* **WRITTEN TASK**: Below is a listing to transcribe in full and exactly; keep the pictures out.

* **RAW DATA**:
%%

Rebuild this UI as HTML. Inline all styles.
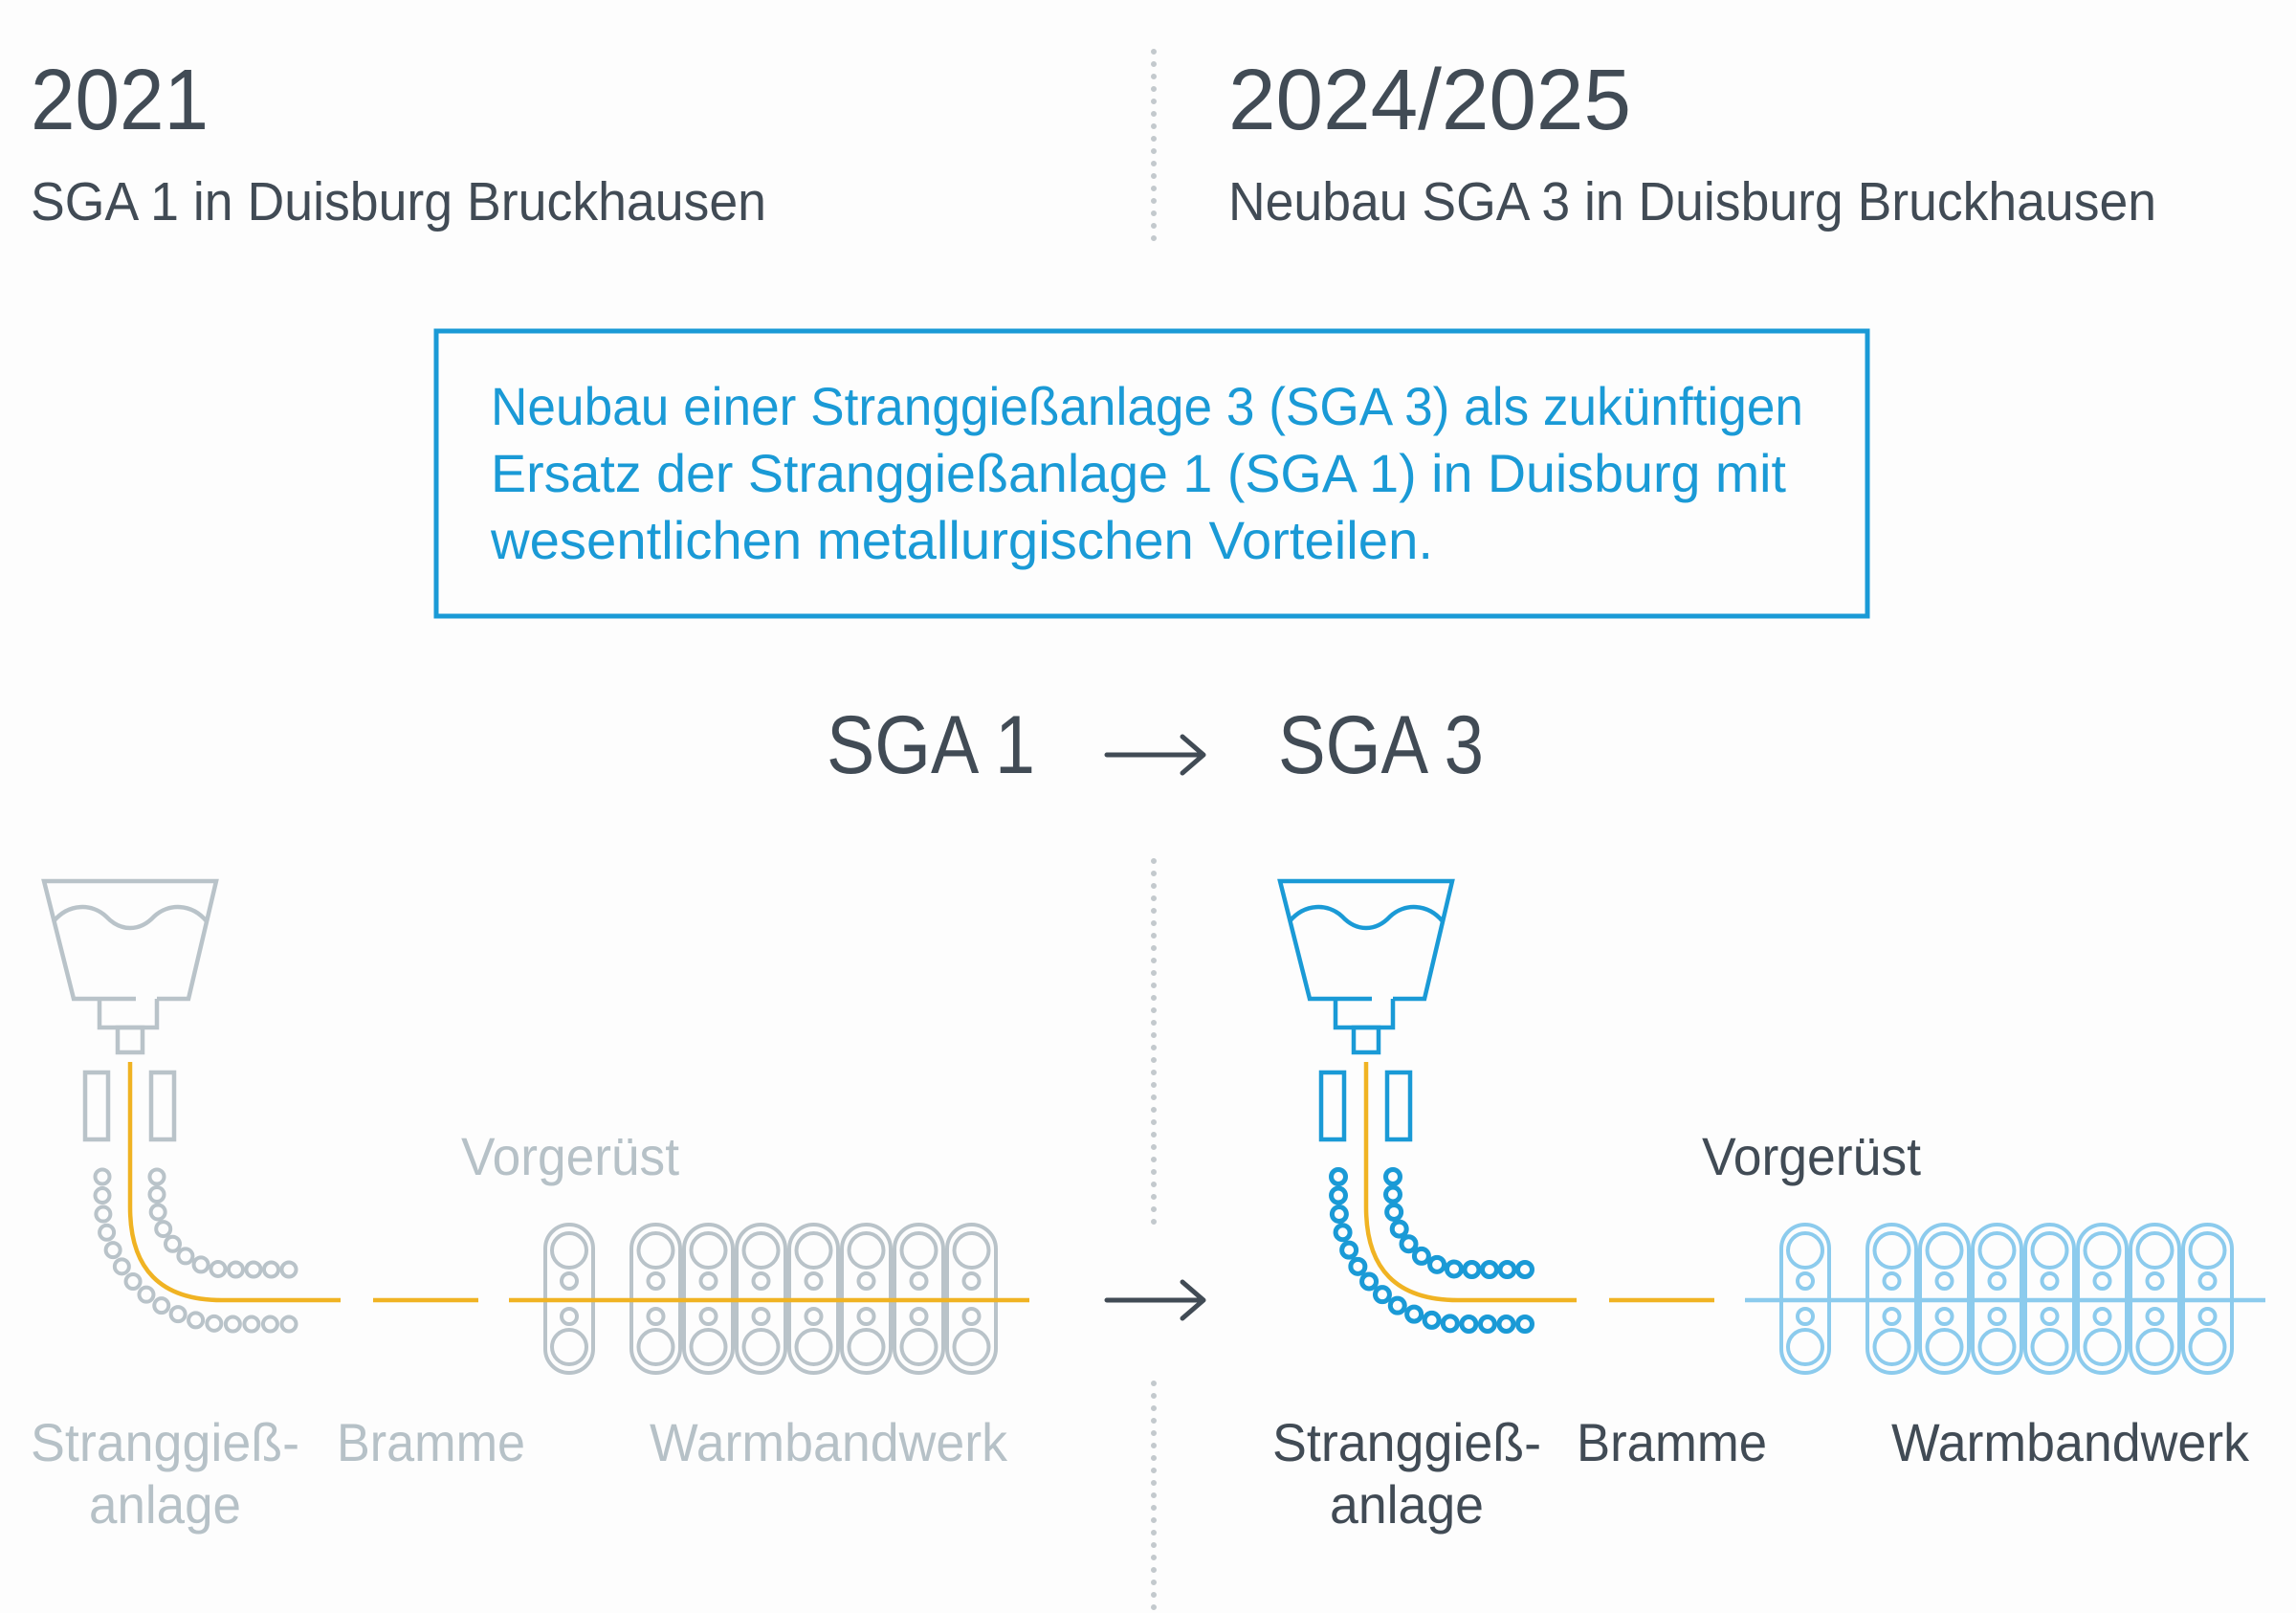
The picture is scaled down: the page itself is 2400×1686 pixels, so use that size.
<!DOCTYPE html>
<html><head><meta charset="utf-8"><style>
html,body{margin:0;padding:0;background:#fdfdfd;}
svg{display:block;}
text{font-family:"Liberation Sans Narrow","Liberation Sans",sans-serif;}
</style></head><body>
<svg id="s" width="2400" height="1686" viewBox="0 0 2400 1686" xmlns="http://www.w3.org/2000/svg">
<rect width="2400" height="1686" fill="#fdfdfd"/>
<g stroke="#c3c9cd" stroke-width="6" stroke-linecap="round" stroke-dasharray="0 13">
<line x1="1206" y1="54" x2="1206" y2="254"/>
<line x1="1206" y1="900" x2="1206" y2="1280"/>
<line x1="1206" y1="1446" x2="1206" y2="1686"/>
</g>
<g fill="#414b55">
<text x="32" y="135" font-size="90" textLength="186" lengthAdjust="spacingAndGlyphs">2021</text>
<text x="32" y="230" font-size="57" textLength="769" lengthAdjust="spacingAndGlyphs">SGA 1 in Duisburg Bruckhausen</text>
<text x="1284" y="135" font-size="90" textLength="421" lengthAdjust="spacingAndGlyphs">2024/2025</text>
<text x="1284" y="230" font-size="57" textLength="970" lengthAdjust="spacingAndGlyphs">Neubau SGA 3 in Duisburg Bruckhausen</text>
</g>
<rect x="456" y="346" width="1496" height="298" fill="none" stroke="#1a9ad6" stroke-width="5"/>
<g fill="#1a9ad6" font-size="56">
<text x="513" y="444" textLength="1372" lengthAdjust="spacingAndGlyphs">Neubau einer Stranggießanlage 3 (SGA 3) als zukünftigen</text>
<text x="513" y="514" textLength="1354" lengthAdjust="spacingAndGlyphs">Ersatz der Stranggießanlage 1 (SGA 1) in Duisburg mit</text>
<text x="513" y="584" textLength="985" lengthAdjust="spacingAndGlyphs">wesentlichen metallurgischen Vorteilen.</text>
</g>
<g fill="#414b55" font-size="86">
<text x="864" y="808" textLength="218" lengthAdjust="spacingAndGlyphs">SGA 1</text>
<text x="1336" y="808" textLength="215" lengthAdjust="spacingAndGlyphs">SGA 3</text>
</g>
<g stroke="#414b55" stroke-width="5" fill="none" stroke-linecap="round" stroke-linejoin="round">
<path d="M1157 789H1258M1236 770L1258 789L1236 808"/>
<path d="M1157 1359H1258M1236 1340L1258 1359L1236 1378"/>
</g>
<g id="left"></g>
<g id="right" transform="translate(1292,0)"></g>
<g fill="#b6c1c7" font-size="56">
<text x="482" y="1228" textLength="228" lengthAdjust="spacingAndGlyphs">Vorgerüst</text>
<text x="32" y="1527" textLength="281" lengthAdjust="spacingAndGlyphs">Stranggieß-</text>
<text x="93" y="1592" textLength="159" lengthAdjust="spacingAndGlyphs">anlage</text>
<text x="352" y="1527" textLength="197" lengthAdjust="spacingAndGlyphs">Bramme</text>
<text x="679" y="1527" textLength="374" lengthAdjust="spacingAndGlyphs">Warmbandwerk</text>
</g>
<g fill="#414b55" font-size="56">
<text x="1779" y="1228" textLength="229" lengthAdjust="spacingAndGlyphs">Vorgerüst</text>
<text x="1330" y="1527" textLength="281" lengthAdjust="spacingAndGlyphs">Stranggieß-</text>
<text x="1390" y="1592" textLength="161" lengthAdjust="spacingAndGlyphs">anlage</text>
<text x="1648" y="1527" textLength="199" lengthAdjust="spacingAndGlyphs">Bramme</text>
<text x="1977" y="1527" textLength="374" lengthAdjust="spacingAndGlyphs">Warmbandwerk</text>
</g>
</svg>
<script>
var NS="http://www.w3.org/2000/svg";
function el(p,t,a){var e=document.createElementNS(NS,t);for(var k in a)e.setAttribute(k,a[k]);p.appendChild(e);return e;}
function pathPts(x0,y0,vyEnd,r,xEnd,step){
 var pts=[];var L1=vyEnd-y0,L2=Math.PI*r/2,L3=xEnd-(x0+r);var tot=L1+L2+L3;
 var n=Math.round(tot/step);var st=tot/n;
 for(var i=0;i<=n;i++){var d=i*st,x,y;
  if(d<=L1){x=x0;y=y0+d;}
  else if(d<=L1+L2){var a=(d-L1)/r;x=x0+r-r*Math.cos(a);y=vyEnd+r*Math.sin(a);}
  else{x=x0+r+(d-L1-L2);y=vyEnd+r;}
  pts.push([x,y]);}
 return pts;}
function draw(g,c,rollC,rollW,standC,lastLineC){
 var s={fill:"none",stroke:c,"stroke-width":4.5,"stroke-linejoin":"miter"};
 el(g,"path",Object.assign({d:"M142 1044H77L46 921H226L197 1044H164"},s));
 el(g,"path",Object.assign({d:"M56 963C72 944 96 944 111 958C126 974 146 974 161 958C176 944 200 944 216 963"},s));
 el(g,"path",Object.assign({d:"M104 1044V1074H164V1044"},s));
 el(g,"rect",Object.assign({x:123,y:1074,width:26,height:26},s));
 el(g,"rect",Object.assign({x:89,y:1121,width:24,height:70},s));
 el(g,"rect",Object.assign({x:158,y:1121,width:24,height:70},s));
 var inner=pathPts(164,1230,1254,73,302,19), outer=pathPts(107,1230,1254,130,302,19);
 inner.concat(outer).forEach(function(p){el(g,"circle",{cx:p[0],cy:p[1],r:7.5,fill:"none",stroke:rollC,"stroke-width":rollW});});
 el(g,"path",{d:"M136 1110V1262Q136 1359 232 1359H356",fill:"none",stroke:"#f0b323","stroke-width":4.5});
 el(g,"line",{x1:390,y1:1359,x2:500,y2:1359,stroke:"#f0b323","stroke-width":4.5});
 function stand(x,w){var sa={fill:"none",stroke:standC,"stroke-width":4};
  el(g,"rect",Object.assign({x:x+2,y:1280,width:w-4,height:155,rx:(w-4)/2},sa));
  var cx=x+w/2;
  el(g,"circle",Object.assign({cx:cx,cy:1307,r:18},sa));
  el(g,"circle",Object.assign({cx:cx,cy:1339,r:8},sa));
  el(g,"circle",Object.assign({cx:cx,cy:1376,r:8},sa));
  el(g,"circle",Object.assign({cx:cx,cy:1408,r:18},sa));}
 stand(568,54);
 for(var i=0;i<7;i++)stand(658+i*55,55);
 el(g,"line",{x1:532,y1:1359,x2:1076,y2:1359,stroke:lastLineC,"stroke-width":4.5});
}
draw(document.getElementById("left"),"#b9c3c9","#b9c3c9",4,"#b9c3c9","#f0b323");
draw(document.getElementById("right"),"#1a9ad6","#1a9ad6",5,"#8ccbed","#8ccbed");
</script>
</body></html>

%%

* **EXERCISE ANSWER**:
Rebuild this UI as HTML. Inline all styles.
The picture is scaled down: the page itself is 2400×1686 pixels, so use that size.
<!DOCTYPE html>
<html><head><meta charset="utf-8"><style>
html,body{margin:0;padding:0;background:#fdfdfd;}
svg{display:block;}
text{font-family:"Liberation Sans Narrow","Liberation Sans",sans-serif;}
</style></head><body>
<svg id="s" width="2400" height="1686" viewBox="0 0 2400 1686" xmlns="http://www.w3.org/2000/svg">
<rect width="2400" height="1686" fill="#fdfdfd"/>
<g stroke="#c3c9cd" stroke-width="6" stroke-linecap="round" stroke-dasharray="0 13">
<line x1="1206" y1="54" x2="1206" y2="254"/>
<line x1="1206" y1="900" x2="1206" y2="1280"/>
<line x1="1206" y1="1446" x2="1206" y2="1686"/>
</g>
<g fill="#414b55">
<text x="32" y="135" font-size="90" textLength="186" lengthAdjust="spacingAndGlyphs">2021</text>
<text x="32" y="230" font-size="57" textLength="769" lengthAdjust="spacingAndGlyphs">SGA 1 in Duisburg Bruckhausen</text>
<text x="1284" y="135" font-size="90" textLength="421" lengthAdjust="spacingAndGlyphs">2024/2025</text>
<text x="1284" y="230" font-size="57" textLength="970" lengthAdjust="spacingAndGlyphs">Neubau SGA 3 in Duisburg Bruckhausen</text>
</g>
<rect x="456" y="346" width="1496" height="298" fill="none" stroke="#1a9ad6" stroke-width="5"/>
<g fill="#1a9ad6" font-size="56">
<text x="513" y="444" textLength="1372" lengthAdjust="spacingAndGlyphs">Neubau einer Stranggießanlage 3 (SGA 3) als zukünftigen</text>
<text x="513" y="514" textLength="1354" lengthAdjust="spacingAndGlyphs">Ersatz der Stranggießanlage 1 (SGA 1) in Duisburg mit</text>
<text x="513" y="584" textLength="985" lengthAdjust="spacingAndGlyphs">wesentlichen metallurgischen Vorteilen.</text>
</g>
<g fill="#414b55" font-size="86">
<text x="864" y="808" textLength="218" lengthAdjust="spacingAndGlyphs">SGA 1</text>
<text x="1336" y="808" textLength="215" lengthAdjust="spacingAndGlyphs">SGA 3</text>
</g>
<g stroke="#414b55" stroke-width="5" fill="none" stroke-linecap="round" stroke-linejoin="round">
<path d="M1157 789H1258M1236 770L1258 789L1236 808"/>
<path d="M1157 1359H1258M1236 1340L1258 1359L1236 1378"/>
</g>
<g id="left"></g>
<g id="right" transform="translate(1292,0)"></g>
<g fill="#b6c1c7" font-size="56">
<text x="482" y="1228" textLength="228" lengthAdjust="spacingAndGlyphs">Vorgerüst</text>
<text x="32" y="1527" textLength="281" lengthAdjust="spacingAndGlyphs">Stranggieß-</text>
<text x="93" y="1592" textLength="159" lengthAdjust="spacingAndGlyphs">anlage</text>
<text x="352" y="1527" textLength="197" lengthAdjust="spacingAndGlyphs">Bramme</text>
<text x="679" y="1527" textLength="374" lengthAdjust="spacingAndGlyphs">Warmbandwerk</text>
</g>
<g fill="#414b55" font-size="56">
<text x="1779" y="1228" textLength="229" lengthAdjust="spacingAndGlyphs">Vorgerüst</text>
<text x="1330" y="1527" textLength="281" lengthAdjust="spacingAndGlyphs">Stranggieß-</text>
<text x="1390" y="1592" textLength="161" lengthAdjust="spacingAndGlyphs">anlage</text>
<text x="1648" y="1527" textLength="199" lengthAdjust="spacingAndGlyphs">Bramme</text>
<text x="1977" y="1527" textLength="374" lengthAdjust="spacingAndGlyphs">Warmbandwerk</text>
</g>
</svg>
<script>
var NS="http://www.w3.org/2000/svg";
function el(p,t,a){var e=document.createElementNS(NS,t);for(var k in a)e.setAttribute(k,a[k]);p.appendChild(e);return e;}
function pathPts(x0,y0,vyEnd,r,xEnd,step){
 var pts=[];var L1=vyEnd-y0,L2=Math.PI*r/2,L3=xEnd-(x0+r);var tot=L1+L2+L3;
 var n=Math.round(tot/step);var st=tot/n;
 for(var i=0;i<=n;i++){var d=i*st,x,y;
  if(d<=L1){x=x0;y=y0+d;}
  else if(d<=L1+L2){var a=(d-L1)/r;x=x0+r-r*Math.cos(a);y=vyEnd+r*Math.sin(a);}
  else{x=x0+r+(d-L1-L2);y=vyEnd+r;}
  pts.push([x,y]);}
 return pts;}
function draw(g,c,rollC,rollW,standC,lastLineC){
 var s={fill:"none",stroke:c,"stroke-width":4.5,"stroke-linejoin":"miter"};
 el(g,"path",Object.assign({d:"M142 1044H77L46 921H226L197 1044H164"},s));
 el(g,"path",Object.assign({d:"M56 963C72 944 96 944 111 958C126 974 146 974 161 958C176 944 200 944 216 963"},s));
 el(g,"path",Object.assign({d:"M104 1044V1074H164V1044"},s));
 el(g,"rect",Object.assign({x:123,y:1074,width:26,height:26},s));
 el(g,"rect",Object.assign({x:89,y:1121,width:24,height:70},s));
 el(g,"rect",Object.assign({x:158,y:1121,width:24,height:70},s));
 var inner=pathPts(164,1230,1254,73,302,19), outer=pathPts(107,1230,1254,130,302,19);
 inner.concat(outer).forEach(function(p){el(g,"circle",{cx:p[0],cy:p[1],r:7.5,fill:"none",stroke:rollC,"stroke-width":rollW});});
 el(g,"path",{d:"M136 1110V1262Q136 1359 232 1359H356",fill:"none",stroke:"#f0b323","stroke-width":4.5});
 el(g,"line",{x1:390,y1:1359,x2:500,y2:1359,stroke:"#f0b323","stroke-width":4.5});
 function stand(x,w){var sa={fill:"none",stroke:standC,"stroke-width":4};
  el(g,"rect",Object.assign({x:x+2,y:1280,width:w-4,height:155,rx:(w-4)/2},sa));
  var cx=x+w/2;
  el(g,"circle",Object.assign({cx:cx,cy:1307,r:18},sa));
  el(g,"circle",Object.assign({cx:cx,cy:1339,r:8},sa));
  el(g,"circle",Object.assign({cx:cx,cy:1376,r:8},sa));
  el(g,"circle",Object.assign({cx:cx,cy:1408,r:18},sa));}
 stand(568,54);
 for(var i=0;i<7;i++)stand(658+i*55,55);
 el(g,"line",{x1:532,y1:1359,x2:1076,y2:1359,stroke:lastLineC,"stroke-width":4.5});
}
draw(document.getElementById("left"),"#b9c3c9","#b9c3c9",4,"#b9c3c9","#f0b323");
draw(document.getElementById("right"),"#1a9ad6","#1a9ad6",5,"#8ccbed","#8ccbed");
</script>
</body></html>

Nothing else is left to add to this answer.